Gabby Reed, a Columbia College sophomore, said she was open to voting for Warren after hearing her speak. But Reed is also drawn to Harris, and the promise of change from having a fellow black woman hold the nation’s highest office. “I would love to see a woman of color in the office,” Reed said.
The stakes are high in South Carolina, which more accurately reflects the demographics of the Democratic Party than do the two states that hold primaries before it, Iowa and New Hampshire. A winning message here could become a powerful platform nationally.
To be sure, Harris’s background as a graduate of a historically black university and pathbreaking woman of color gives her a powerful personal connection to voters here. But it is by no means a guarantee her campaign will resonate in South Carolina.
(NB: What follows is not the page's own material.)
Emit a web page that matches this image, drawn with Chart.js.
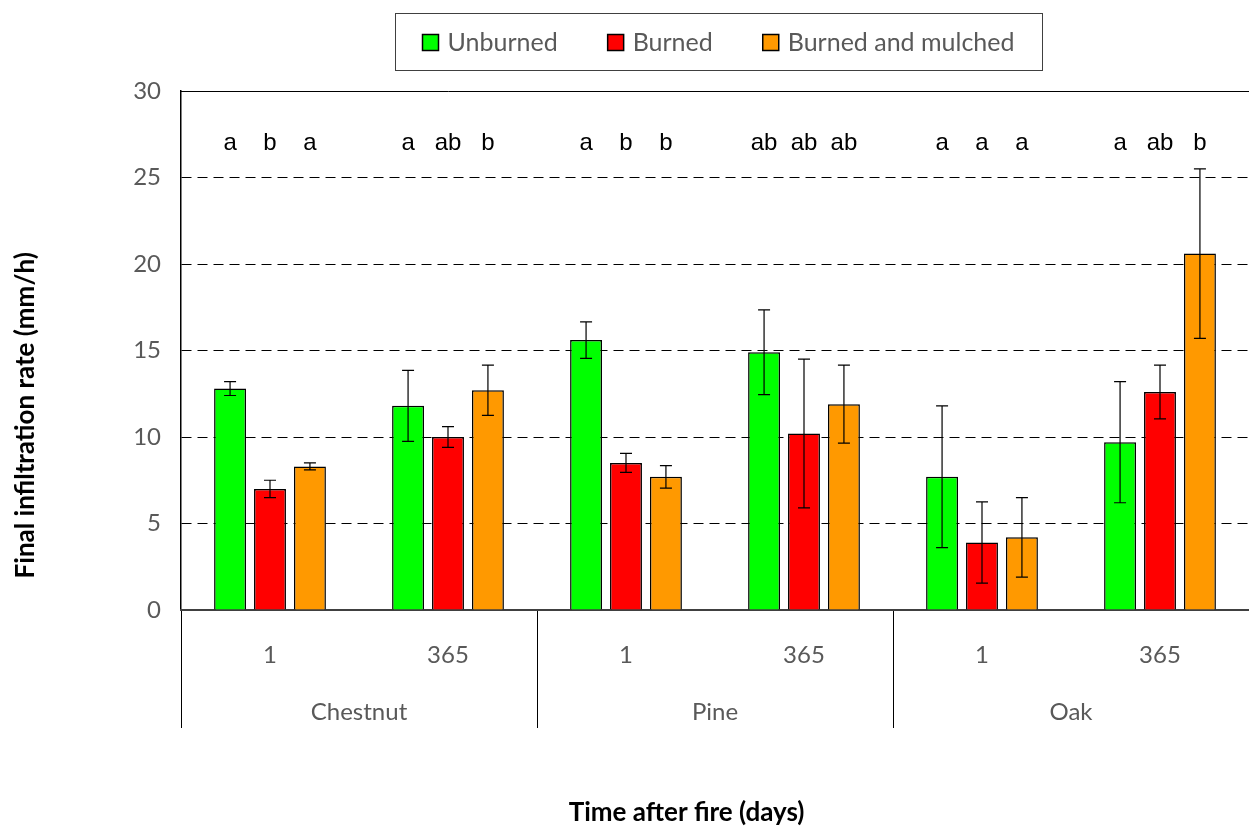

“People want to be able to relate to you and have some kind of connection and familiarity,” said Jaime Harrison, a DNC official and former chair of South Carolina’s Democratic Party. “Just because you’re from the South, just because you’re African-American, doesn’t mean you will be automatically received in a particular way in South Carolina.”
If there is one issue that may trouble Harris here, it is her record as a prosecutor and attorney general in California. Some liberals have raised concerns she came down too hard on some lower-level offenders — an issue of longstanding concern in the black community.
Though she identifies as a “progressive prosecutor” who tried to change the system from within, Harris has at times struggled to respond to criticism of her record. Asked about the issue at the gala Friday night, Harris said she didn’t want to talk about criminal justice reform in “sound bites.”
“There has for so long been an appetite for criminal justice policy that ends with an exclamation point, and no good public policy ends with an exclamation point,” she said.
Antjuan Seawright, a Columbia-based political consultant, said at some point Harris will need to address the issue in South Carolina.
“Defend it and move on,” Seawright said. “Don’t let it be a crowning issue.”